Aujourd’hui – c’est le propos –  beaucoup de choses ont changé depuis cette fin des années 70 qui vit arriver la « planche ». Elle correspond à la fois à la miniaturisation de l’esquif et l’individualisation de la démarche. Personne n’en prend conscience alors mais c’est tout un modèle sportif qui est en train de connaître ses premières fissures. Le début des sports « libres ». Quelques décades plus tard, il n’y a plus d’un coté la voile, de l’autre la glisse. Peu importe qui va au large, qui reste dans l’Estran. Il est question d’instantanéité, d’accès, de légèreté, de mobilité, de plaisir, de liberté, de facilité, de flexibilité, d’expérience, de partage, d’innovation aussi.

La mer est un tout et la culture maritime est en pleine recomposition. Les imaginaires également. Le surf, le windsurf, le kitesurf, le stand up paddle et en option, leur dénominateur commun le foil (que l’on retrouve aussi en voile) révolutionnent la façon de « prendre la mer » et surtout ne font qu’un finalement tant la transversalité des pratiques est une réalité. C’est l’heure de la figure du »waterman ». Il n’est pas forcément question de performance, elle n’est toutefois pas exclue, mais de sensation, d’une autre forme de conquête aussi. Le large n’a plus le monopole de l’aspirationnel, le figure tutélaire du marin s’estompe, celle du surfer change aussi. On se réapproprie la mer, pas forcément le large, pas uniquement l’Estran.

La grimpe et le trail, pratiques légères, ont révolutionné la montagne. Il en est de même sur l’eau. Ce qui pose le problème de l’évolution de la voile qui reste un exercice fabuleux mais plus généralement de la pratique de la mer et des plans d’eau intérieur. On parle en coulisse d’une forme de convergence entre la voile légère et l’outdoor. On re-discute également de voile légère. Il y a quelques années, personne ne voulait nous écouter à ce sujet. Le groupe Bénéteau rachète des « petits » chantiers. On prend conscience que le 45 pieds habitable n’est peut-être plus un modèle d’avenir. Les temps ont changé. Par ailleurs, le secteur du bateau à moteur, qui représente quand même 70% du marché en France, au bas mot, est en panne d’imagination. On aurait pu penser que l’association du foil (faible trainée et confort) et du moteur électrique, fournirait des idées pour l’avenir, les premiers communiqués de presse pour le salon de Cannes 2019 donnent à voir de la puissance et du luxe. Quel sera le TESLA du secteur ? Tout ceci pose aussi la question des infrastructures imaginées pour un modèle d’après guerre. Les ports sont des installations lourdes, impactantes (béton) pour l’environnement, dans lesquelles, on enferme des bateaux qui ne naviguent jamais ou si peu. Pendant ce temps-là, on limite l’accès aux plages sous couvert de la loi littorale.

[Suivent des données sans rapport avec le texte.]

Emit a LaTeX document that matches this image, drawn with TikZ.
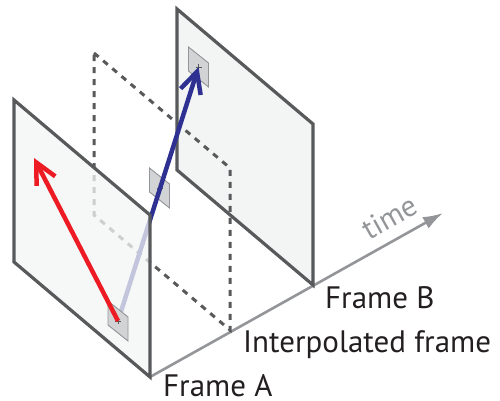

C’est quoi un marin en 2050, c’est quoi un « port » en 2050 (ce sera sans doute une nouvelle forme de porte d’accès à la mer, plus ouverte, plus souple, plus polyvalente)…. Autant de questions stratégiques…

Homme libre, toujours tu chériras la mer. Baudelaire aurait aimé la liberté que procure les nouvelles « embarcations » et l’avenir qui se dessine.